A pair of Schuylkill County businesses were recently busted serving booze to customers without a meal and violating other COVID-19 mitigation regulations.
According to information released today by the Bureau of Liquor Control Enforcement in Allentown, the two businesses cited were Mazloom’s, of New Philadelphia, and Mulligans, of Shenandoah.
Restaurants and bars have been picked on considerably more than other small businesses by Pennsylvania’s COVID-19 mitigation efforts.
They’ve been forced to operate at substantially reduced capacity – or closed entirely – since the start of the pandemic. Pennsylvania officials say, through their mostly unsuccessful contact tracing efforts, that more people who’ve become infected with COVID-19 report visiting a bar or restaurant prior to contracting the virus. However, the state also says that it’s unable to reach a majority of the people it tries to contact trace.
But, in particular, restaurants and bars, have to follow more rules than any other type of business as it relates to mitigating COVID-19’s spread. One of the emergency orders issued over the summer included a rule requiring that any alcohol sale be accompanied by the purchase of a meal. And when businesses adapted to that, somewhat sarcastically, by offering customers simple items like buttered bread or popcorn, the state came down on them a little harder.
Pennsylvania LCE Busts 2 Schuylkill County Businesses Serving Booze Without a Meal
The COVID-19 infractions at Mazloom’s were noted back on Oct. 22. It was on that day an LCE agent observed several violations per the emergency mandates and orders handed down by Governor Tom Wolf and Health Secretary Rachel Levine.
LCE says a patron was served alcohol for “on-premises consumption in a transaction that did not include a meal” on that day.

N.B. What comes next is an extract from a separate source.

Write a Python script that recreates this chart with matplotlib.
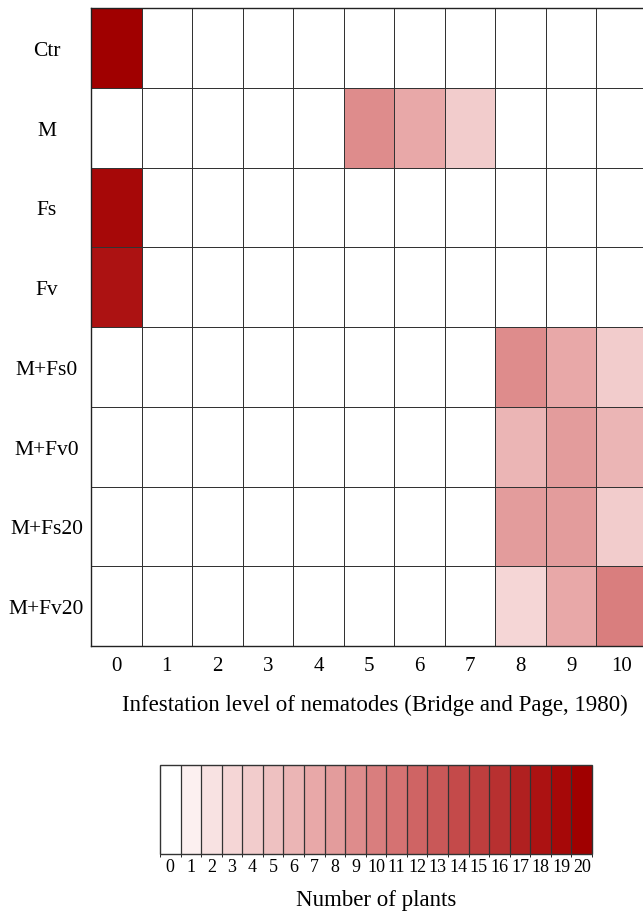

Mazloom Inc. was also cited for failing to require customers to wear face masks “while entering, exiting, or otherwise traveling throughout the establishment” and the company “did not provide face masks for employees to wear at work”. Employees were also not required to wear face masks the entire time they were at work and the LCE cited the company for that infraction, too.
In Shenandoah, the LCE says Pocono Enterprise Co., which does business as Mulligans, S. Main St., was cited for activity inside the establishment on Oct. 24. Like Mazloom’s, the establishment was cited for selling alcohol to a customer who intended to drink the beverage there without selling him food.
The company was also cited for a number of other COVID-related violations:
- Served a customer seated at the bar
- Customers not required to wear face masks
- Failed to provide face masks to employees
- Did not require customers to consume alcohol while seated at a table or booth
- Served drinks after 11 p.m.
- Exceeded the 25% occupancy limit
- Failed to provide proper social distance or barriers between parties at tables
In a matter unrelated to the pandemic, LCE also cited Old Buckhorn Cafe LLC, of Saint Clair, for not having “responsible alcohol management certification” from Sept. 22 until Nov. 2.
Businesses cited for COVID-19 mandate and other LCE violations must appear before an Administrative Law Judge. That judge can fine a company anywhere between $50-1,000 for minor offenses. More serious offenses carry fines up to $5,000. The businesses’ licenses can also be suspended or revoked as a result of these violations.